登場人物も減らして良子と笹のラブストーリーにフォーカスしたいのは分かりましたが、そのために雑誌記者である笹(林遣都)が良子(上野樹里)に接近する目的が変わってしまっており、ラストシーンも原作より踏み込んでしまっていて、物語から受ける印象が変わってしまっていました。

また、『この映画はいつの時代を描いてるの?』と思うほど舞台設定が古いうえに、プロットに影響する重要な部分で設定が甘く、これはもう、脚色(脚本)が悪いとしか言いようがありません。

<例>
・時代錯誤の怒号が飛び交う雑誌編集部、既に今ではすっかり見なくなった、大量の芸能リポーターが一般市民の取材対象を取り囲む取材風景。個人的には、昭和を懐かしむ映像に見えてしまいました

・台湾からの留学生リンが、彼氏から『台湾で流行ってる歌を聞かせて』と言われて流すのが、胡弓の台湾伝統音楽って、、えーと、若い女性なんですけど時代設定合ってます?(ちなみに原作ではベトナム留学生)

・雑誌記者笹には両親がおらず祖母が老人ホームに入所中。ただ、笹は契約社員で収入が安定せず、ホームの費用を滞納していて、月末には出て行ってくれと言われている、、、なのにピカピカのSUVに乗ってるって、、設定合ってます?とりあえずまず車売って、ホームの費用払ったほうが良いと思うんですけど・・・

などなど、一つや二つならいいですが、こういう設定の甘さが気になりすぎて内容が入ってきませんでした。
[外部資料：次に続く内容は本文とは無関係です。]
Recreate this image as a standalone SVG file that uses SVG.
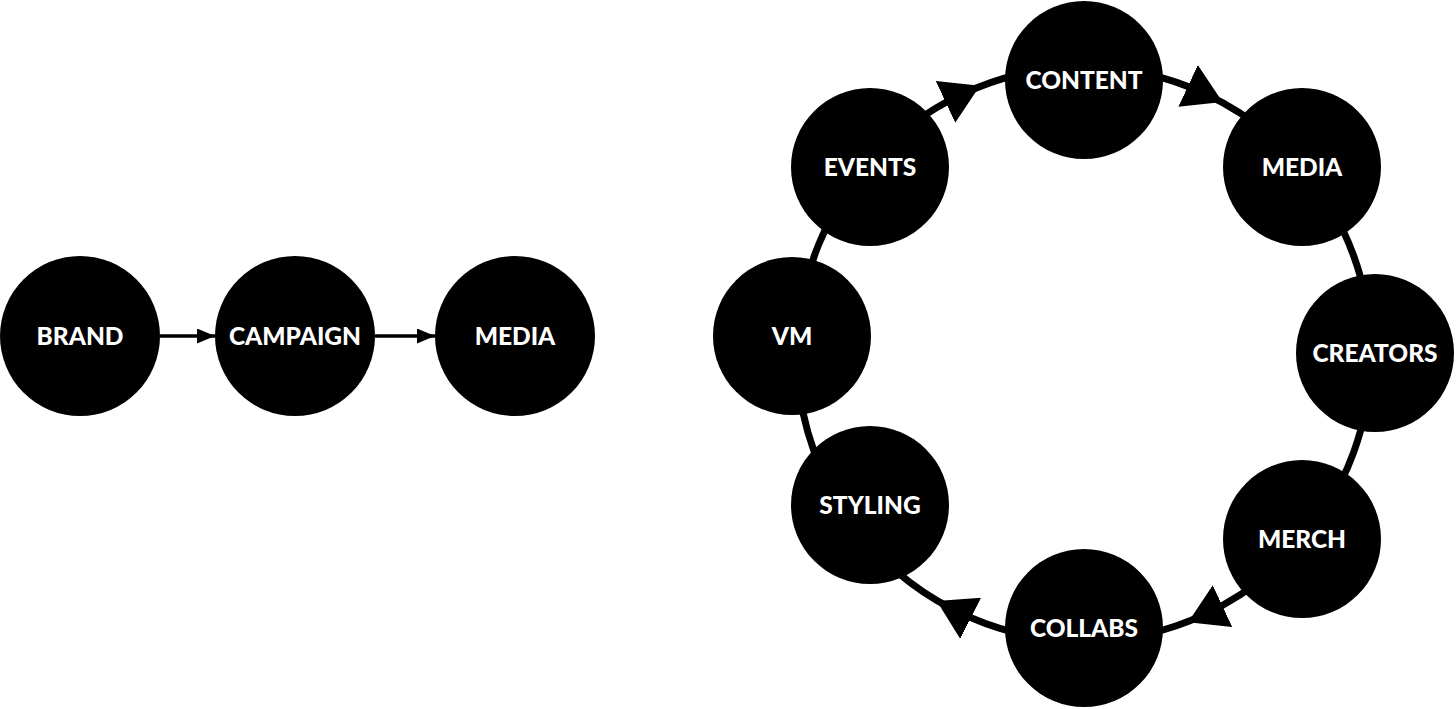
<svg xmlns="http://www.w3.org/2000/svg" width="1456" height="709" viewBox="0 0 1456 709">
<style>
.node circle{fill:#000}
.node text{fill:#fff;font-family:Lato,"Liberation Sans",sans-serif;font-weight:900;font-size:24.5px;text-anchor:middle;dominant-baseline:central}
.ring{fill:none;stroke:#000;stroke-width:7}
.flow{fill:none;stroke:#000;stroke-width:3.5}
</style>
<defs>
<marker id="big" markerUnits="userSpaceOnUse" viewBox="0 0 38 46" markerWidth="38" markerHeight="46" refX="19" refY="23" orient="auto"><path d="M0,0 L38,23 L0,46 Z" fill="#000"/></marker>
<marker id="small" markerUnits="userSpaceOnUse" viewBox="0 0 18 15" markerWidth="18" markerHeight="15" refX="18" refY="7.5" orient="auto"><path d="M0,0 L18,7.5 L0,15 Z" fill="#000"/></marker>
</defs>
<rect width="1456" height="709" fill="#fff"/>
<g id="connectors">
<path class="flow" d="M160,336 L215,336" marker-end="url(#small)"/>
<path class="flow" d="M375,336 L435,336" marker-end="url(#small)"/>
<path class="ring" d="M867.9,165.1 A287,287 0 0 1 962.7,93.9 A287,287 0 0 1 1084,67" marker-mid="url(#big)"/>
<path class="ring" d="M1084,67 A287,287 0 0 1 1205.3,93.9 A287,287 0 0 1 1301.9,167.2" marker-mid="url(#big)"/>
<path class="ring" d="M1301.9,167.2 A287,287 0 0 1 1371,354"/>
<path class="ring" d="M1371,354 A287,287 0 0 1 1302.9,539.6"/>
<path class="ring" d="M1302.9,539.6 A287,287 0 0 1 1205.3,614.1 A287,287 0 0 1 1084,641" marker-mid="url(#big)"/>
<path class="ring" d="M1084,641 A287,287 0 0 1 953.7,609.7 A287,287 0 0 1 849.5,519.4" marker-mid="url(#big)"/>
<path class="ring" d="M849.5,519.4 A287,287 0 0 1 797.5,336.5"/>
<path class="ring" d="M797.5,336.5 A287,287 0 0 1 867.9,165.1"/>
</g>
<g id="brand" class="node"><circle cx="80" cy="336" r="80"/><text x="80" y="335">BRAND</text></g>
<g id="campaign" class="node"><circle cx="295" cy="336" r="80"/><text x="295" y="335">CAMPAIGN</text></g>
<g id="media-left" class="node"><circle cx="515" cy="336" r="80"/><text x="515" y="335">MEDIA</text></g>
<g id="content" class="node"><circle cx="1084" cy="80" r="79"/><text x="1084" y="79">CONTENT</text></g>
<g id="media" class="node"><circle cx="1302" cy="167" r="79"/><text x="1302" y="166">MEDIA</text></g>
<g id="creators" class="node"><circle cx="1375" cy="353" r="79"/><text x="1375" y="352">CREATORS</text></g>
<g id="merch" class="node"><circle cx="1302" cy="539" r="79"/><text x="1302" y="538">MERCH</text></g>
<g id="collabs" class="node"><circle cx="1084" cy="628" r="79"/><text x="1084" y="627">COLLABS</text></g>
<g id="styling" class="node"><circle cx="870" cy="505" r="79"/><text x="870" y="504">STYLING</text></g>
<g id="vm" class="node"><circle cx="792" cy="336" r="79"/><text x="792" y="335">VM</text></g>
<g id="events" class="node"><circle cx="870" cy="167" r="79"/><text x="870" y="166">EVENTS</text></g>
</svg>
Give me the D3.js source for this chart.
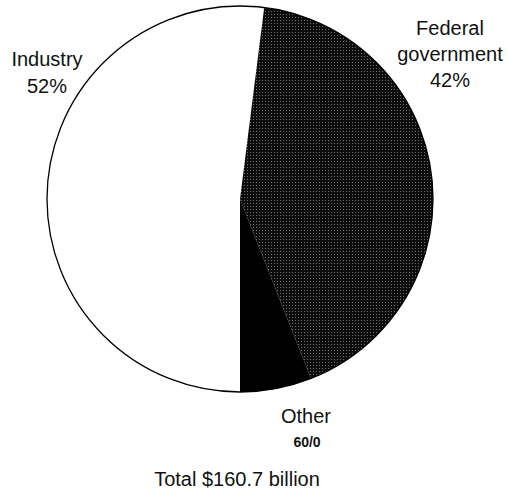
<!DOCTYPE html>
<html>
<head>
<meta charset="utf-8">
<script src="https://cdn.jsdelivr.net/npm/d3@7"></script>
<style>
  body { margin: 0; background: white; }
  text { font-family: "Liberation Sans", Arial, sans-serif; fill: #111; }
</style>
</head>
<body>
<div id="chart"></div>
<script>

// funding sources, in pie order (clockwise from the bottom)
var sources = ['Industry', 'Federal government', 'Other'];
var shares = [52, 42, 6];
var shareLabels = ['52%', '42%', '60/0'];
var totalLabel = 'Total $160.7 billion';

var width = 510, height = 489;
var cx = 240, cy = 199, radius = 193;

var svg = d3.select('#chart').append('svg')
    .attr('width', width)
    .attr('height', height)
    .style('background', 'white');

// stipple for the federal slice
var defs = svg.append('defs');
var pat = defs.append('pattern')
    .attr('id', 'stipple')
    .attr('patternUnits', 'userSpaceOnUse')
    .attr('width', 3)
    .attr('height', 3);
pat.append('rect').attr('width', 3).attr('height', 3).attr('fill', '#0c0c0c');
pat.append('rect').attr('x', 1).attr('y', 1).attr('width', 1).attr('height', 1).attr('fill', '#707070');

var fills = d3.scaleOrdinal()
    .domain(sources)
    .range(['#ffffff', 'url(#stipple)', '#000000']);

var pie = d3.pie()
    .sort(null)
    .value(function (d) { return d; })
    .startAngle(Math.PI)
    .endAngle(Math.PI * 3);

var arc = d3.arc().innerRadius(0).outerRadius(radius);

var g = svg.append('g').attr('transform', 'translate(' + cx + ',' + cy + ')');

g.selectAll('path')
    .data(pie(shares))
    .enter().append('path')
    .attr('d', arc)
    .attr('fill', function (d, i) { return fills(sources[i]); })
    .attr('stroke', 'none');

// outline
g.append('circle')
    .attr('r', radius)
    .attr('fill', 'none')
    .attr('stroke', '#000')
    .attr('stroke-width', 1.3);

// labels (placed by hand like the original)
var labelSpots = [
    {lines: ['Industry'], x: 47, y: 66},
    {lines: ['Federal', 'government'], x: 450, y: 35},
    {lines: ['Other'], x: 306, y: 423}
];

labelSpots.forEach(function (s, i) {
    var t = svg.append('text')
        .attr('text-anchor', 'middle')
        .style('font-size', '20px');
    s.lines.forEach(function (ln, j) {
        t.append('tspan').attr('x', s.x).attr('y', s.y + j * 26).text(ln);
    });
    var pctY = s.y + s.lines.length * 26 + (i === 0 ? 1 : 0);
    if (i === 2) {
        svg.append('text')
            .attr('x', s.x + 1).attr('y', 447)
            .attr('text-anchor', 'middle')
            .style('font-size', '14px')
            .style('font-weight', 'bold')
            .text(shareLabels[i]);
    } else {
        svg.append('text')
            .attr('x', s.x).attr('y', pctY)
            .attr('text-anchor', 'middle')
            .style('font-size', '20px')
            .text(shareLabels[i]);
    }
});

svg.append('text')
    .attr('x', 237).attr('y', 486)
    .attr('text-anchor', 'middle')
    .style('font-size', '20px')
    .text(totalLabel);

</script>
</body>
</html>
『あなたの隣人はエイリアン(X)なのでは?』という恐怖から、移民問題を匂わせ、今一度、自分自身がイメージだけで他人にレッテル貼りをやってないかを問うテーマそのものは現代的ですし、俳優の演技も良かった。

原作では、「メン・イン・ブラック」のように、多くのエイリアン(X)は普段の生活で触れ合う人たちとして入り込んで平和に暮らしており、他人を傷つけるのはむしろ人間の方であるっていう社会風刺にもなっていたのですが、

それを恋愛映画に仕立て直す過程で色んな設定がガバガバになってしまい、何が主題なのかもボヤケてしまった映画のように思えました。

繰り返しになりますが、テーマそのものはとても良いと思いますので、興味あります方は、原作をあたってみられたほうが良いかと。